Exactly. In fact, it’s the same debate with new participants.
Blast from the Past: One Web Debate in 2006
Four years ago, Barbara Ballard described the debate like this:
“There are two main camps in the mobile web:
- One Web. The Internet is the Internet, and sites should run well on all devices. Optimization should be based on CSS and device detection, but should not change site function or content beyond the necessary.
- Mobile Web. The mobile is a different platform with different capabilities and different user needs. Sites should be optimized for mobile in many (but not all) cases.”
One of the things that struck me about last week’s discussion of CSS media queries was that there was an assumption on the part of many that delivering a single html document no matter the device was a desirable goal.
Whether people realize it or not, they’ve subscribed to the One Web viewpoint.
By contrast, many of the people who I consider leaders in mobile thought—Brian Fling, Jeff Croft, Barbara Ballard, Cameron Moll, etc.—were quick to point out that delivering different HTML makes sense most of the time for a variety of reasons ranging from performance to user context.
A Contrasting Viewpoint from Opera
In a bit of fortunate timing, between last night when I finished the draft of this post and this morning, Daniel Davis from Opera wrote about his perspective on CSS media query and One Web.
Daniel points out that Opera has “championed media queries for several years now” and points to a dedicated page detailing Opera’s full support of One Web.
Daniel outlines several positives of the One Web approach including “the obvious benefit of having only one codebase, albeit possibly more complex, to update and maintain,” and points out some potential pitfalls of content adaptation including the “there’s always likely to be an off–the–wall or cutting–edge device that falls between the cracks” of device detection databases like WURFL.
Daniel’s article is well-articulated and worth a read.
I don’t disagree with the points he makes about appeal of delivering a single HTML document, but I have yet to see anyone do it on anything other than small sites and personal blogs. And even then, the ones I’ve seen suffer from the performance items I mentioned last week.
Opera has been promoting CSS media query for mobile for several years and has a stated position on One Web, yet it doesn’t use these techniques for it’s own site.
Daniel writes that if his team “had more control over the company-wide CMS.” I wish that they did as well so we could see how they would build it.
So here we are several years after the One Web debate started and it’s easy to find sites that are based on the content adaptation and provide different html and assets based on the device class.
Translation: We Don’t Deliver Single HTML Documents Now
Anyone who has worked on a site that supports multiple languages knows that we don’t have One Web on the desktop web. We don’t have any problem delivering different html documents and assets to someone who speaks a different language.
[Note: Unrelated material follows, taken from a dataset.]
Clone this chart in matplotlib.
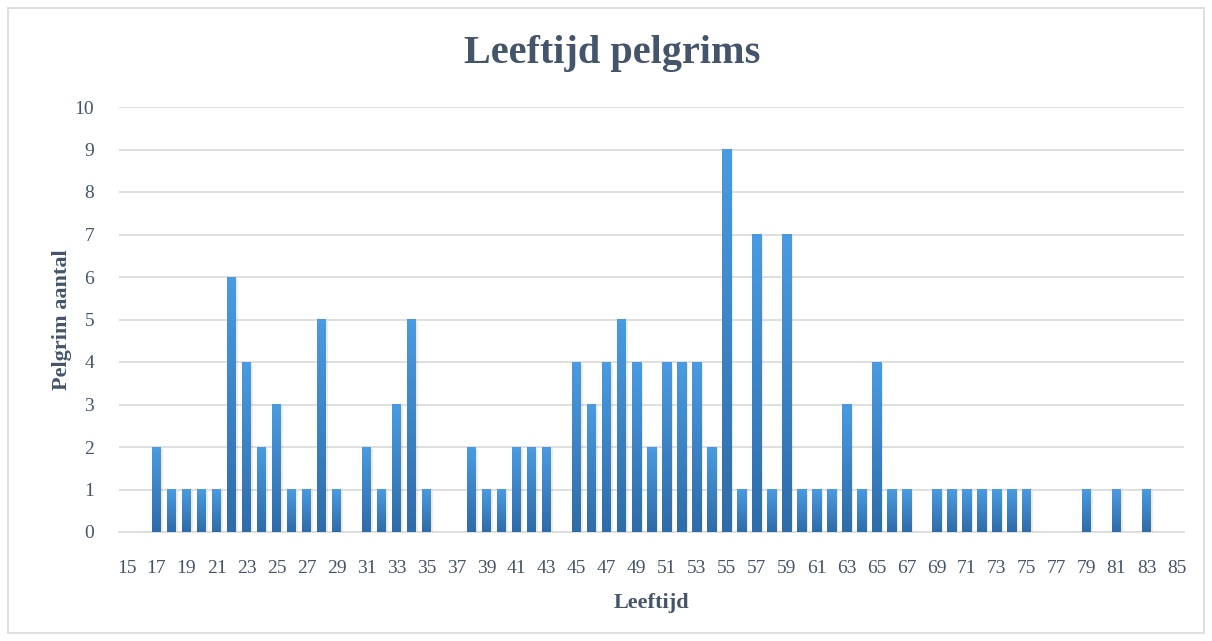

Why is it ok for us to deliver different HTML documents because the user uses a different language, but it isn’t ok for us to deliver different HTML documents because the user is using a different device?
W3C’s Definition of the One Web Does Not Mean One HTML Document
The W3C’s Mobile Best Practices Working Group tackled the issue of One Web long ago. They came to a conclusion that matches up well to my view of the mobile web.
One Web means making, as far as is reasonable, the same information and services available to users irrespective of the device they are using. However, it does not mean that exactly the same information is available in exactly the same representation across all devices. The context of mobile use, device capability variations, bandwidth issues and mobile network capabilities all affect the representation.
They go on further to define “Thematic Consistency of Resource Identified by a URI“:
Content should be accessible on a range of devices irrespective of differences in presentation capabilities and access mechanism…
A bookmark captured on one device should be usable on another, different type of device even if it does not yield exactly the same experience. If the page that was bookmarked is not appropriate for the device that is now using it, an alternative that is suitable should be provided.
- Mobile devices should receive content that is thematically consistent with the content that someone would see at a given URI in a desktop browser.
- The content, functionality, and appearance of the information delivered to mobile devices may vary significantly from that which is delivered to the desktop web.
This is a definition of One Web that I can get behind.
One Web Means Access to Optimized Content
As more web developers start thinking about and developing for mobile, we can expect to see this debate about the One Web reemerge again and again.
You may not agree with the conclusions I’ve come to about the One Web. That’s fine.
But at minimum, make sure that you’re not simply adopting the idea of a single HTML document as being inherently better without questioning where that assumption comes from.
Is a single HTML document the best solution for your users? Or is it simply the best solution for you?
To me, One Web is about universal access to information, not delivering the exact same code, assets or even content.
In my vision, I can send a url to someone and know that no matter where they are in the world, no matter what device they are using, that they will be able see that information in a way that is optimized for them.